▶ **Work instructions**: Repeat the span of the entries below that starts at the line with "Write the TikZ code for this diagram." and ends at the line with "(tia) at ([yshift=-33pt]ti.north)", nothing more. Skip the pictures.

## START Extracted entries

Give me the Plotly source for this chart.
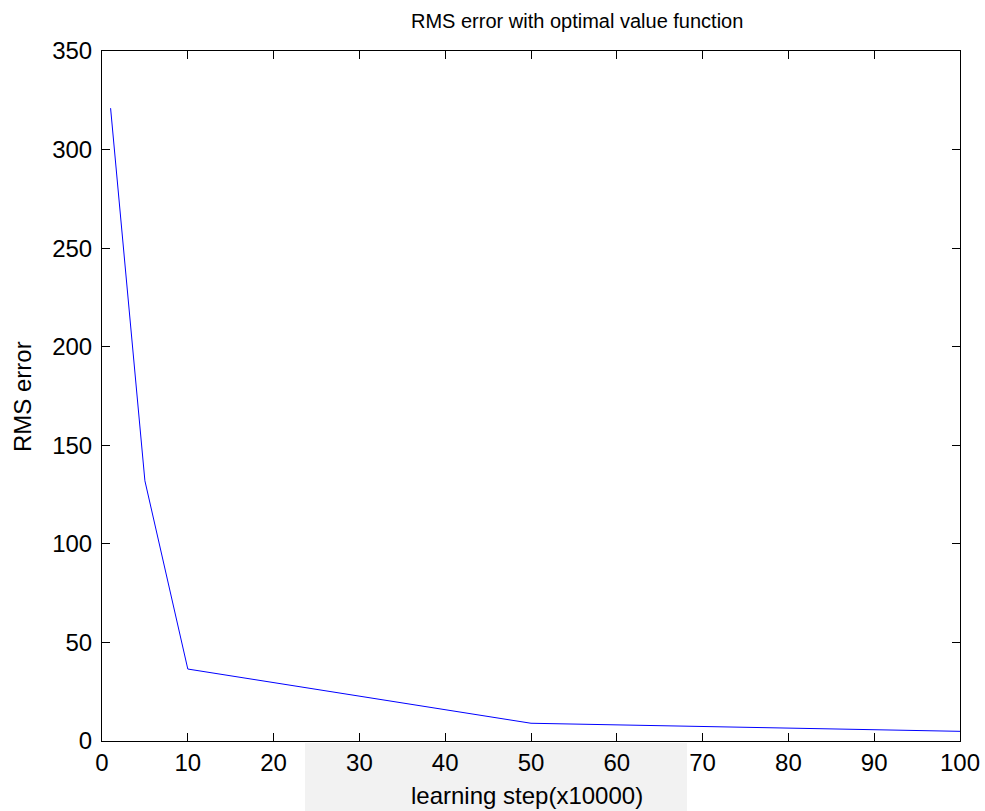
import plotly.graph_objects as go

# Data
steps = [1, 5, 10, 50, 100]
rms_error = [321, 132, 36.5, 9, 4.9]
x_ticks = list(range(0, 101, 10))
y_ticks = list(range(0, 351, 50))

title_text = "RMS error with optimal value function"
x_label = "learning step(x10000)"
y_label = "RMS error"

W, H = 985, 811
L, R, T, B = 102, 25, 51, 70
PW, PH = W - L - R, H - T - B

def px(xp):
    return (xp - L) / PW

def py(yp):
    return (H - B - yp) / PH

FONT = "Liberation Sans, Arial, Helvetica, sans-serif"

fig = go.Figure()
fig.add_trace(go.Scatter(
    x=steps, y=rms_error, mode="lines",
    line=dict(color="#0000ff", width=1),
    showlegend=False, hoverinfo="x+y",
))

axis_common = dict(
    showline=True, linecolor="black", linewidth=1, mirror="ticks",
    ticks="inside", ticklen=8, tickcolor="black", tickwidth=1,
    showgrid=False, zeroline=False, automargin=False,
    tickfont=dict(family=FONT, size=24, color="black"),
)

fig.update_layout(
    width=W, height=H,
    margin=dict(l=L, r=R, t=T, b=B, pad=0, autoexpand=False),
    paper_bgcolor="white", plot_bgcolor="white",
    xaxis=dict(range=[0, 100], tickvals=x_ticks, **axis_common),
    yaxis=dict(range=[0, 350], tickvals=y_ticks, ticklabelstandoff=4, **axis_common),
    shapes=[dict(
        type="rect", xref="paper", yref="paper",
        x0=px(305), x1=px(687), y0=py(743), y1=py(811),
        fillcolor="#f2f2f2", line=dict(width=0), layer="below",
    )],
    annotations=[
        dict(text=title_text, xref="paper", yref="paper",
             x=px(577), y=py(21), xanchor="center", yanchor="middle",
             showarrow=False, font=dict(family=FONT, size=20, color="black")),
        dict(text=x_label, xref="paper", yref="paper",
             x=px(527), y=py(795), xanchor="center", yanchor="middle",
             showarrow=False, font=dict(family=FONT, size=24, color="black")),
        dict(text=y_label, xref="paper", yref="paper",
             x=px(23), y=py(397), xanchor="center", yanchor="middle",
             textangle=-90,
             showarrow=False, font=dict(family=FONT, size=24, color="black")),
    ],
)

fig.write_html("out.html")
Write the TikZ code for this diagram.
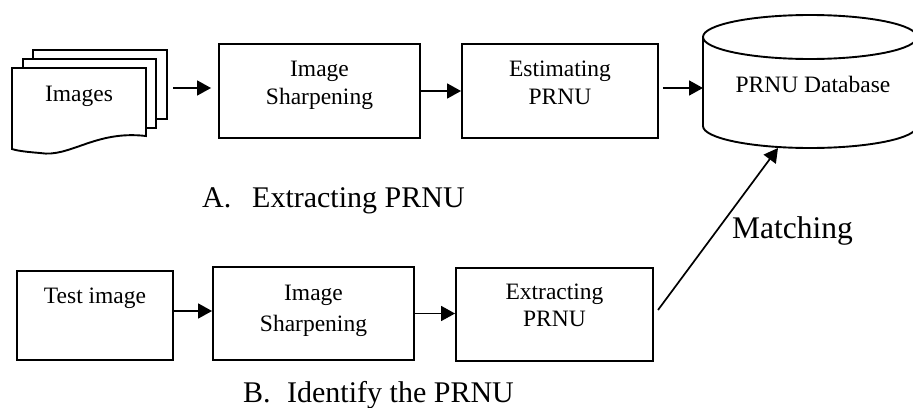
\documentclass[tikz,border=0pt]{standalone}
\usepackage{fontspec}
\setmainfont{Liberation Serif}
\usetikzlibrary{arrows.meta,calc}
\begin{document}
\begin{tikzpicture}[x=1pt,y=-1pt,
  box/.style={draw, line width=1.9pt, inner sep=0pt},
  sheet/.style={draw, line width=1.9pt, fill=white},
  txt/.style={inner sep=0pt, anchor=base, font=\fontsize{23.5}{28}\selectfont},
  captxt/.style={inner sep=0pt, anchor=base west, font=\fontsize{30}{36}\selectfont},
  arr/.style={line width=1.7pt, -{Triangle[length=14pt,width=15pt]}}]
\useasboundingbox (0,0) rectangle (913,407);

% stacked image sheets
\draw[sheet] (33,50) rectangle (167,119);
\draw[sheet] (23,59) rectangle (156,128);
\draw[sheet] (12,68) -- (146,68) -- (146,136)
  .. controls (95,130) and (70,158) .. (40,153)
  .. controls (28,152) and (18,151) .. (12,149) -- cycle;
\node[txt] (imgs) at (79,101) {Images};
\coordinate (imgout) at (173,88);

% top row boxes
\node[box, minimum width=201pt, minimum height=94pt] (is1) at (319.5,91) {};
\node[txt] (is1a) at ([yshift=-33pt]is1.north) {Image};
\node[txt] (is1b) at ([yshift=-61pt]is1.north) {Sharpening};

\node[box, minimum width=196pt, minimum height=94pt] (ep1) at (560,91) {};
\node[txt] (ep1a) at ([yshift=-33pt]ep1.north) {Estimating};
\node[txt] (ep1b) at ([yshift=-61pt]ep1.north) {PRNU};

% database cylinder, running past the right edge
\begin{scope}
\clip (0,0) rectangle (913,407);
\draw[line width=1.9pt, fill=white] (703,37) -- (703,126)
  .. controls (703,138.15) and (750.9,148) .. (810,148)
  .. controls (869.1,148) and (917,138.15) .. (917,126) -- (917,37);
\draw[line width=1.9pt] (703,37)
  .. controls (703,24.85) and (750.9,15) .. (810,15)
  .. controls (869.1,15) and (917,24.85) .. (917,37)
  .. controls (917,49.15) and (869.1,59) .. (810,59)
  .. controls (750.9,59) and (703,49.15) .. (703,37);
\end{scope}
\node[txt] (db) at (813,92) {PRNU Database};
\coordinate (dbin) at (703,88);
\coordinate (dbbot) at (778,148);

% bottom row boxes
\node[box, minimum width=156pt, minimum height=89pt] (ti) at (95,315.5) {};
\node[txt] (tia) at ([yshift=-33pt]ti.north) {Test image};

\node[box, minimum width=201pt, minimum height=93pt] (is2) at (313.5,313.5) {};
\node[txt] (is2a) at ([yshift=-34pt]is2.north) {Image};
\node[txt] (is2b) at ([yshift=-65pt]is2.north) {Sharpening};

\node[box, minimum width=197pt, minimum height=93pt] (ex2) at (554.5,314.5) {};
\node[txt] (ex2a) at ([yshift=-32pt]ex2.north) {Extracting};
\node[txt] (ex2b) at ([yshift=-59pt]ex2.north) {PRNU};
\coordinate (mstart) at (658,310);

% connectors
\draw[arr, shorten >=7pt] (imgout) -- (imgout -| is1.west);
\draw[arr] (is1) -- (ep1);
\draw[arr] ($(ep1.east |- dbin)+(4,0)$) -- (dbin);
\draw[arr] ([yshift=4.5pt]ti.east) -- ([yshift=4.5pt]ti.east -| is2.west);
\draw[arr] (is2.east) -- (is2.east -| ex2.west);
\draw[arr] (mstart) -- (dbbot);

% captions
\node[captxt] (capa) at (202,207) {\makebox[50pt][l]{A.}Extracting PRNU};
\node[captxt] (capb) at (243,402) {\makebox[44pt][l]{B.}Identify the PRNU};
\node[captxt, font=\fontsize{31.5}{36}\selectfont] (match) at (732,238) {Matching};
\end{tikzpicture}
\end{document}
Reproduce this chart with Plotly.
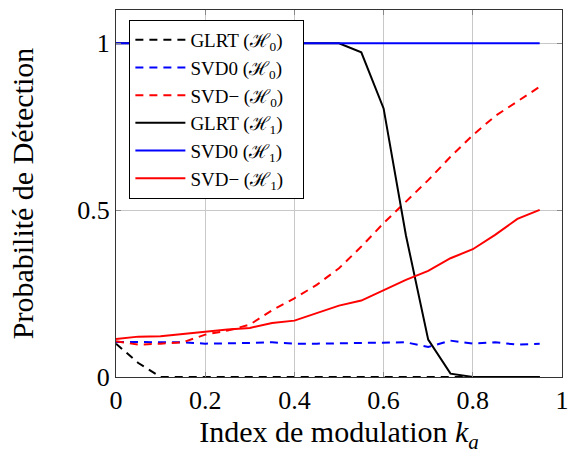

## END Extracted entries

▶ **Task result**:
Write the TikZ code for this diagram.
\documentclass[tikz,border=0pt]{standalone}
\usepackage{fontspec}
\setmainfont{Liberation Serif}
\usetikzlibrary{arrows.meta,calc}
\begin{document}
\begin{tikzpicture}[x=1pt,y=-1pt,
  box/.style={draw, line width=1.9pt, inner sep=0pt},
  sheet/.style={draw, line width=1.9pt, fill=white},
  txt/.style={inner sep=0pt, anchor=base, font=\fontsize{23.5}{28}\selectfont},
  captxt/.style={inner sep=0pt, anchor=base west, font=\fontsize{30}{36}\selectfont},
  arr/.style={line width=1.7pt, -{Triangle[length=14pt,width=15pt]}}]
\useasboundingbox (0,0) rectangle (913,407);

% stacked image sheets
\draw[sheet] (33,50) rectangle (167,119);
\draw[sheet] (23,59) rectangle (156,128);
\draw[sheet] (12,68) -- (146,68) -- (146,136)
  .. controls (95,130) and (70,158) .. (40,153)
  .. controls (28,152) and (18,151) .. (12,149) -- cycle;
\node[txt] (imgs) at (79,101) {Images};
\coordinate (imgout) at (173,88);

% top row boxes
\node[box, minimum width=201pt, minimum height=94pt] (is1) at (319.5,91) {};
\node[txt] (is1a) at ([yshift=-33pt]is1.north) {Image};
\node[txt] (is1b) at ([yshift=-61pt]is1.north) {Sharpening};

\node[box, minimum width=196pt, minimum height=94pt] (ep1) at (560,91) {};
\node[txt] (ep1a) at ([yshift=-33pt]ep1.north) {Estimating};
\node[txt] (ep1b) at ([yshift=-61pt]ep1.north) {PRNU};

% database cylinder, running past the right edge
\begin{scope}
\clip (0,0) rectangle (913,407);
\draw[line width=1.9pt, fill=white] (703,37) -- (703,126)
  .. controls (703,138.15) and (750.9,148) .. (810,148)
  .. controls (869.1,148) and (917,138.15) .. (917,126) -- (917,37);
\draw[line width=1.9pt] (703,37)
  .. controls (703,24.85) and (750.9,15) .. (810,15)
  .. controls (869.1,15) and (917,24.85) .. (917,37)
  .. controls (917,49.15) and (869.1,59) .. (810,59)
  .. controls (750.9,59) and (703,49.15) .. (703,37);
\end{scope}
\node[txt] (db) at (813,92) {PRNU Database};
\coordinate (dbin) at (703,88);
\coordinate (dbbot) at (778,148);

% bottom row boxes
\node[box, minimum width=156pt, minimum height=89pt] (ti) at (95,315.5) {};
\node[txt] (tia) at ([yshift=-33pt]ti.north) {Test image};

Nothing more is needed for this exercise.